The Kind of Conversation You Can Only Be Part of in a Video Art Booth on a Gallery Crawl With Free Wine, Vodka, and Gummi Bears
OUTSPOKEN FRIEND and I, clutching plastic cups of cheap chardonnay, enter small booth to find DARK-HAIRED MAN sitting on velveteen-covered bench, watching 4x2 foot screen. We sit as well.
OUTSPOKEN FRIEND: Oh. That's interesting.
OUTSPOKEN FRIEND: Do you know what's going on?"
DARK-HAIRED MAN: Not really…
OUTSPOKEN FRIEND: Are those his balls?
DARK-HAIRED MAN: I think so. I've seen a few of his works and he always has those, the dangling giant balls. It's a recurrent motif.
OUTSPOKEN FRIEND: Oh, wait, now that guy in the sailor outfit's not wearing pants either...
ME: Well, he's clearly done his homework. It looks like a lot of old silent films, Murnau, Buster Keaton... (Yeah, I spent $90,000 on film school so that I could sound like I know something)
DARK-HAIRED MAN: Kind of a cross between Chaplin and "Last Tango in Paris."
DARK-HAIRED MAN: I always wonder how people can afford to put all this money into these things.
ME: Really? It looks pretty cheap. I mean, um, on purpose.
DARK-HAIRED MAN: Yeah, but it's an hour long.
OUTSPOKEN FRIEND: Oh, God, really?
WOMAN IN DOROTHY HAMILL HAIRCUT and CONSIDERABLY LESS HIPSTERESQUE DATE peek in, hesitate.
OUTSPOKEN FRIEND: Come on in. Don't be shy, just because the man's not wearing any pants.
They stumble in, somewhat tipsily.
DARK-HAIRED MAN: And like finding these locations, all that space, and the giant oven. I mean, where would you find something like that?
ME: Well, Brooklyn.
DOROTHY HAMILL: But Brooklyn's not cheap any more.

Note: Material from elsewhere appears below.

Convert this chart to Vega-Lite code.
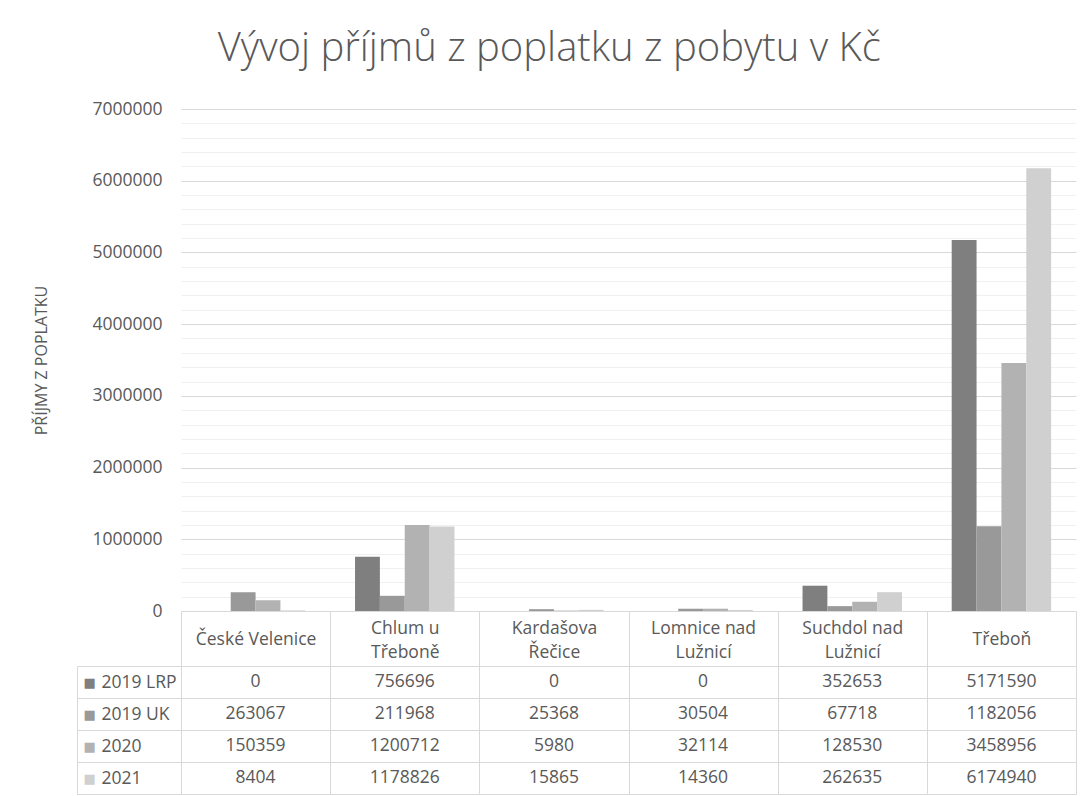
{
  "$schema": "https://vega.github.io/schema/vega-lite/v6.json",
  "autosize": "pad",
  "padding": {"left": 33, "top": 29, "right": 10, "bottom": 3},
  "background": "white",
  "bounds": "flush",
  "spacing": 55,
  "config": {"font": "Open Sans", "view": {"stroke": null}},
  "title": {
    "text": "Vývoj příjmů z poplatku z pobytu v Kč",
    "fontSize": 40,
    "fontWeight": 300,
    "font": "Open Sans",
    "color": "#595959",
    "anchor": "middle",
    "frame": "bounds",
    "offset": 31,
    "dx": -6
  },
  "datasets": {
    "prijmy": [
      {"obec": "České Velenice", "serie": "2019 LRP", "hodnota": 0},
      {"obec": "České Velenice", "serie": "2019 UK", "hodnota": 263067},
      {"obec": "České Velenice", "serie": "2020", "hodnota": 150359},
      {"obec": "České Velenice", "serie": "2021", "hodnota": 8404},
      {"obec": "Chlum u Třeboně", "serie": "2019 LRP", "hodnota": 756696},
      {"obec": "Chlum u Třeboně", "serie": "2019 UK", "hodnota": 211968},
      {"obec": "Chlum u Třeboně", "serie": "2020", "hodnota": 1200712},
      {"obec": "Chlum u Třeboně", "serie": "2021", "hodnota": 1178826},
      {"obec": "Kardašova Řečice", "serie": "2019 LRP", "hodnota": 0},
      {"obec": "Kardašova Řečice", "serie": "2019 UK", "hodnota": 25368},
      {"obec": "Kardašova Řečice", "serie": "2020", "hodnota": 5980},
      {"obec": "Kardašova Řečice", "serie": "2021", "hodnota": 15865},
      {"obec": "Lomnice nad Lužnicí", "serie": "2019 LRP", "hodnota": 0},
      {"obec": "Lomnice nad Lužnicí", "serie": "2019 UK", "hodnota": 30504},
      {"obec": "Lomnice nad Lužnicí", "serie": "2020", "hodnota": 32114},
      {"obec": "Lomnice nad Lužnicí", "serie": "2021", "hodnota": 14360},
      {"obec": "Suchdol nad Lužnicí", "serie": "2019 LRP", "hodnota": 352653},
      {"obec": "Suchdol nad Lužnicí", "serie": "2019 UK", "hodnota": 67718},
      {"obec": "Suchdol nad Lužnicí", "serie": "2020", "hodnota": 128530},
      {"obec": "Suchdol nad Lužnicí", "serie": "2021", "hodnota": 262635},
      {"obec": "Třeboň", "serie": "2019 LRP", "hodnota": 5171590},
      {"obec": "Třeboň", "serie": "2019 UK", "hodnota": 1182056},
      {"obec": "Třeboň", "serie": "2020", "hodnota": 3458956},
      {"obec": "Třeboň", "serie": "2021", "hodnota": 6174940}
    ]
  },
  "vconcat": [
    {
      "width": 895,
      "height": 502,
      "data": {"name": "prijmy"},
      "mark": {"type": "bar"},
      "encoding": {
        "x": {
          "field": "obec",
          "type": "nominal",
          "sort": ["České Velenice", "Chlum u Třeboně", "Kardašova Řečice", "Lomnice nad Lužnicí", "Suchdol nad Lužnicí", "Třeboň"],
          "scale": {"paddingInner": 0, "paddingOuter": 0},
          "axis": {
            "title": null,
            "labelAngle": 0,
            "labelExpr": "datum.value === 'Chlum u Třeboně' ? ['Chlum u', 'Třeboně'] : datum.value === 'Kardašova Řečice' ? ['Kardašova', 'Řečice'] : datum.value === 'Lomnice nad Lužnicí' ? ['Lomnice nad', 'Lužnicí'] : datum.value === 'Suchdol nad Lužnicí' ? ['Suchdol nad', 'Lužnicí'] : datum.value",
            "labelFontSize": 17.5,
            "labelColor": "#595959",
            "labelBaseline": "middle",
            "labelLineHeight": 24,
            "labelPadding": {"condition": {"test": "datum.value === 'České Velenice' || datum.value === 'Třeboň'", "value": -27}, "value": -38},
            "labelLimit": 300,
            "labelOverlap": false,
            "tickBand": "extent",
            "ticks": true,
            "tickSize": 55,
            "tickColor": "#d9d9d9",
            "domain": true,
            "domainColor": "#d9d9d9"
          }
        },
        "xOffset": {
          "field": "serie",
          "sort": ["2019 LRP", "2019 UK", "2020", "2021"],
          "scale": {"paddingInner": 0, "paddingOuter": 1.03}
        },
        "y": {
          "field": "hodnota",
          "type": "quantitative",
          "scale": {"domain": [0, 7000000], "nice": false},
          "axis": {
            "title": "PŘÍJMY Z POPLATKU",
            "titleFontSize": 16,
            "titleFontWeight": "normal",
            "titleColor": "#595959",
            "titlePadding": 42,
            "values": [0, 200000, 400000, 600000, 800000, 1000000, 1200000, 1400000, 1600000, 1800000, 2000000, 2200000, 2400000, 2600000, 2800000, 3000000, 3200000, 3400000, 3600000, 3800000, 4000000, 4200000, 4400000, 4600000, 4800000, 5000000, 5200000, 5400000, 5600000, 5800000, 6000000, 6200000, 6400000, 6600000, 6800000, 7000000],
            "format": "d",
            "labelExpr": "datum.value % 1000000 === 0 ? datum.label : ''",
            "labelOverlap": false,
            "labelFontSize": 17.5,
            "labelColor": "#595959",
            "labelPadding": 19,
            "ticks": false,
            "domain": false,
            "grid": true,
            "gridColor": {"condition": {"test": "datum.value % 1000000 === 0", "value": "#d9d9d9"}, "value": "#f0f0f0"}
          }
        },
        "color": {
          "field": "serie",
          "type": "nominal",
          "scale": {"domain": ["2019 LRP", "2019 UK", "2020", "2021"], "range": ["#7f7f7f", "#999999", "#b2b2b2", "#d0d0d0"]},
          "legend": null
        }
      }
    },
    {
      "width": 895,
      "height": 128,
      "layer": [
        {
          "data": {"name": "prijmy"},
          "mark": {"type": "text", "fontSize": 17.5, "color": "#595959", "baseline": "middle"},
          "encoding": {
            "x": {
              "field": "obec",
              "type": "nominal",
              "sort": ["České Velenice", "Chlum u Třeboně", "Kardašova Řečice", "Lomnice nad Lužnicí", "Suchdol nad Lužnicí", "Třeboň"],
              "scale": {"paddingInner": 0, "paddingOuter": 0},
              "axis": {"orient": "top", "title": null, "labels": false, "ticks": false, "domain": false, "grid": true, "tickBand": "extent", "gridColor": "#d9d9d9"}
            },
            "y": {
              "field": "serie",
              "type": "nominal",
              "sort": ["2019 LRP", "2019 UK", "2020", "2021"],
              "scale": {"paddingInner": 0, "paddingOuter": 0},
              "axis": {
                "title": null,
                "orient": "left",
                "tickBand": "extent",
                "ticks": true,
                "tickSize": 104,
                "tickColor": "#d9d9d9",
                "grid": true,
                "gridColor": "#d9d9d9",
                "domain": false,
                "labelAlign": "left",
                "labelBaseline": "middle",
                "labelPadding": -24,
                "labelFontSize": 17.5,
                "labelColor": "#595959"
              }
            },
            "text": {"field": "hodnota", "type": "quantitative", "format": "d"}
          }
        },
        {
          "data": {"name": "prijmy"},
          "mark": {"type": "text", "text": ""},
          "encoding": {
            "y": {
              "field": "serie",
              "type": "nominal",
              "sort": ["2019 LRP", "2019 UK", "2020", "2021"],
              "scale": {"paddingInner": 0, "paddingOuter": 0},
              "axis": {
                "title": null,
                "orient": "left",
                "offset": 104,
                "ticks": false,
                "grid": false,
                "domain": true,
                "domainColor": "#d9d9d9",
                "labelExpr": "'■'",
                "labelFont": "DejaVu Sans",
                "labelFontSize": 13,
                "labelAlign": "left",
                "labelBaseline": "middle",
                "labelPadding": -6,
                "labelColor": {"condition": [{"test": "datum.value === '2019 LRP'", "value": "#7f7f7f"}, {"test": "datum.value === '2019 UK'", "value": "#999999"}, {"test": "datum.value === '2020'", "value": "#b2b2b2"}], "value": "#d0d0d0"}
              }
            }
          }
        }
      ],
      "resolve": {"scale": {"y": "independent"}}
    }
  ]
}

DARK-HAIRED MAN: True. There's nowhere cheap left.
ME: Queens. Jackson Heights isn't bad. (Yes, all conversations in New York City eventually turn to real estate. Or cell phone plans.)
OUTSPOKEN FRIEND: Washington Heights. That's where I live.
DOROTHY HAMILL: Really? Me too. 175th.
OUTSPOKEN FRIEND: Oh, I'm at 143rd.
Uncomfortable beat of having revealed too much personal info to roomful of complete strangers.
ME (reading): 'The uterus'? Really?
OUTSPOKEN FRIEND (annoyed): Oh, so the oven is the uterus, uh huh, of course. That's why he's sticking his balls in there, so they get burned up. Lovely! Why does the uterus always have to be negative!
DOROTHY HAMILL: I wonder where the vagina is. I wonder if that's the whole nautical thing, you know, since it smells like fish.
OUTSPOKEN FRIEND: It does not! I teach kids sex ed and the boys are always saying that because they don't want to go down on the girls. It's really just a cop out.
DOROTHY HAMILL: Well, you smell like whatever you eat. I do eat a lot of salmon.
OUTSPOKEN FRIEND: Right, but everybody's vagina is different.
DOROTHY HAMILL: They always say the nicest thing you can do if someone's going to go down on you is drink fruit juice and eat a lot of vegetables.
CONSIDERABLY LESS HIPSTERESQUE: I just know that smell asparagus makes.
OUTSPOKEN FRIEND (scornfully): Um, yeah, that's urine? Not the same. They don't come from the same place.
ME: Speaking of urine, is that a bathroom?
OUTSPOKEN FRIEND: Is it? Oh good, I need to go next.
Film ends. DARK-HAIRED MAN gets up.
DARK-HAIRED MAN: Well, it was wonderful meeting you all, and discussing all…this.
OUTSPOKEN FRIEND: Yeah, have a good crawl.
DARK-HAIRED MAN leaves. I go to bathroom, return. OUTSPOKEN FRIEND goes in. TWO FASHIONABLE GIRLS enter and sit on the bench to watch film, which has started again.
FASHIONABLE GIRL: Wow.
ME: He's the black plague, and that oven is supposed to be the uterus.
FASHIONABLE GIRL: Huh. Did you figure that out or --
ME: Intertitles. But it was toward the end, we came in at the end of the last showing. Apparently it's an hour.
FASHIONABLE GIRL: Wow.
FASHIONABLE GIRL 2: Well...I just came in to use the bathroom.